(Your task): Skip every image and restate the data word for word.

(Given information):
+ + + + + + +

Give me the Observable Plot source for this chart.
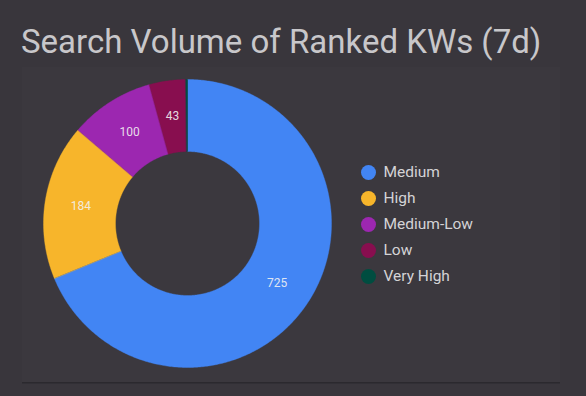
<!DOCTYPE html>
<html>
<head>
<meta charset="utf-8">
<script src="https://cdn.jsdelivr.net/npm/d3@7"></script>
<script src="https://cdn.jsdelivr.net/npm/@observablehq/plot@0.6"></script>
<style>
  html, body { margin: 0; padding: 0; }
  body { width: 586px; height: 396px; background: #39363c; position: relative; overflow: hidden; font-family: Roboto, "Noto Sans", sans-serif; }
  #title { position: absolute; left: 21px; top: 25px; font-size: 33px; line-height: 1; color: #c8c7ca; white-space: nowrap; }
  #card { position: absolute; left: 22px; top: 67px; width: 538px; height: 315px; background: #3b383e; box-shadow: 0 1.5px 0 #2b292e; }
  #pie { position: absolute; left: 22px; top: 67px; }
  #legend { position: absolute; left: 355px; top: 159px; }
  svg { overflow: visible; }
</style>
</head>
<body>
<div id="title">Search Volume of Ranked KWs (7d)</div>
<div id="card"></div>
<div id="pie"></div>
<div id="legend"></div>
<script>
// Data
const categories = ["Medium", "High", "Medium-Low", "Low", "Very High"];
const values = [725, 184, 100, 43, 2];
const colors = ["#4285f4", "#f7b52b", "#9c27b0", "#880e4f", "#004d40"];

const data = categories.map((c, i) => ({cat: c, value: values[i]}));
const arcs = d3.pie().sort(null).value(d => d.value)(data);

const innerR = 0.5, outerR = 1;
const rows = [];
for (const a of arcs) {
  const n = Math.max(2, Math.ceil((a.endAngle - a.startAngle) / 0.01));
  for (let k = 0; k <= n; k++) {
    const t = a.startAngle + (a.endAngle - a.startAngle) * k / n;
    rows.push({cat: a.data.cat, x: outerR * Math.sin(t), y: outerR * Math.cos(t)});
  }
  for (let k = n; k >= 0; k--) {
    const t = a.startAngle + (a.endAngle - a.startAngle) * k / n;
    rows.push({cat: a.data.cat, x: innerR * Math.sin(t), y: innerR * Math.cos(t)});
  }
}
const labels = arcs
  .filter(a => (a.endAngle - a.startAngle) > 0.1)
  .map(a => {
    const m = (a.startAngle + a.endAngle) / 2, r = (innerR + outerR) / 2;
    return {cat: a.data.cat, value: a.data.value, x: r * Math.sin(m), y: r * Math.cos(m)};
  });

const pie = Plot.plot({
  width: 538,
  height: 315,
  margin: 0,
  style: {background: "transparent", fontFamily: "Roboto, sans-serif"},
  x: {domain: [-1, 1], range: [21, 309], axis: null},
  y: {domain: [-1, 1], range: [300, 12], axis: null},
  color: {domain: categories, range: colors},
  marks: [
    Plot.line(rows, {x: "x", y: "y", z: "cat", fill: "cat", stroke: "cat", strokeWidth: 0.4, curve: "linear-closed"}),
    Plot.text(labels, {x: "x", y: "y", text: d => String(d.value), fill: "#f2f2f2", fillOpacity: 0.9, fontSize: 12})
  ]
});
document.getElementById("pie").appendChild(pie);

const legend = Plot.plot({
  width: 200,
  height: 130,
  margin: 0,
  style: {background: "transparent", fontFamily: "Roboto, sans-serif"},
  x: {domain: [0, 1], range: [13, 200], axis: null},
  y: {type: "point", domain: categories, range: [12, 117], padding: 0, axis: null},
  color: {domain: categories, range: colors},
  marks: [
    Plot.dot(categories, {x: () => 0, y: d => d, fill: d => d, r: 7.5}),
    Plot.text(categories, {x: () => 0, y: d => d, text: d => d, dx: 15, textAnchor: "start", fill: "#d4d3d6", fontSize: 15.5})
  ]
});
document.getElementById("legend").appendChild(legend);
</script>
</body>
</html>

+ + + + + + +

(Worked solution):
Give me the Observable Plot source for this chart.
<!DOCTYPE html>
<html>
<head>
<meta charset="utf-8">
<script src="https://cdn.jsdelivr.net/npm/d3@7"></script>
<script src="https://cdn.jsdelivr.net/npm/@observablehq/plot@0.6"></script>
<style>
  html, body { margin: 0; padding: 0; }
  body { width: 586px; height: 396px; background: #39363c; position: relative; overflow: hidden; font-family: Roboto, "Noto Sans", sans-serif; }
  #title { position: absolute; left: 21px; top: 25px; font-size: 33px; line-height: 1; color: #c8c7ca; white-space: nowrap; }
  #card { position: absolute; left: 22px; top: 67px; width: 538px; height: 315px; background: #3b383e; box-shadow: 0 1.5px 0 #2b292e; }
  #pie { position: absolute; left: 22px; top: 67px; }
  #legend { position: absolute; left: 355px; top: 159px; }
  svg { overflow: visible; }
</style>
</head>
<body>
<div id="title">Search Volume of Ranked KWs (7d)</div>
<div id="card"></div>
<div id="pie"></div>
<div id="legend"></div>
<script>
// Data
const categories = ["Medium", "High", "Medium-Low", "Low", "Very High"];
const values = [725, 184, 100, 43, 2];
const colors = ["#4285f4", "#f7b52b", "#9c27b0", "#880e4f", "#004d40"];

const data = categories.map((c, i) => ({cat: c, value: values[i]}));
const arcs = d3.pie().sort(null).value(d => d.value)(data);

const innerR = 0.5, outerR = 1;
const rows = [];
for (const a of arcs) {
  const n = Math.max(2, Math.ceil((a.endAngle - a.startAngle) / 0.01));
  for (let k = 0; k <= n; k++) {
    const t = a.startAngle + (a.endAngle - a.startAngle) * k / n;
    rows.push({cat: a.data.cat, x: outerR * Math.sin(t), y: outerR * Math.cos(t)});
  }
  for (let k = n; k >= 0; k--) {
    const t = a.startAngle + (a.endAngle - a.startAngle) * k / n;
    rows.push({cat: a.data.cat, x: innerR * Math.sin(t), y: innerR * Math.cos(t)});
  }
}
const labels = arcs
  .filter(a => (a.endAngle - a.startAngle) > 0.1)
  .map(a => {
    const m = (a.startAngle + a.endAngle) / 2, r = (innerR + outerR) / 2;
    return {cat: a.data.cat, value: a.data.value, x: r * Math.sin(m), y: r * Math.cos(m)};
  });

const pie = Plot.plot({
  width: 538,
  height: 315,
  margin: 0,
  style: {background: "transparent", fontFamily: "Roboto, sans-serif"},
  x: {domain: [-1, 1], range: [21, 309], axis: null},
  y: {domain: [-1, 1], range: [300, 12], axis: null},
  color: {domain: categories, range: colors},
  marks: [
    Plot.line(rows, {x: "x", y: "y", z: "cat", fill: "cat", stroke: "cat", strokeWidth: 0.4, curve: "linear-closed"}),
    Plot.text(labels, {x: "x", y: "y", text: d => String(d.value), fill: "#f2f2f2", fillOpacity: 0.9, fontSize: 12})
  ]
});
document.getElementById("pie").appendChild(pie);

const legend = Plot.plot({
  width: 200,
  height: 130,
  margin: 0,
  style: {background: "transparent", fontFamily: "Roboto, sans-serif"},
  x: {domain: [0, 1], range: [13, 200], axis: null},
  y: {type: "point", domain: categories, range: [12, 117], padding: 0, axis: null},
  color: {domain: categories, range: colors},
  marks: [
    Plot.dot(categories, {x: () => 0, y: d => d, fill: d => d, r: 7.5}),
    Plot.text(categories, {x: () => 0, y: d => d, text: d => d, dx: 15, textAnchor: "start", fill: "#d4d3d6", fontSize: 15.5})
  ]
});
document.getElementById("legend").appendChild(legend);
</script>
</body>
</html>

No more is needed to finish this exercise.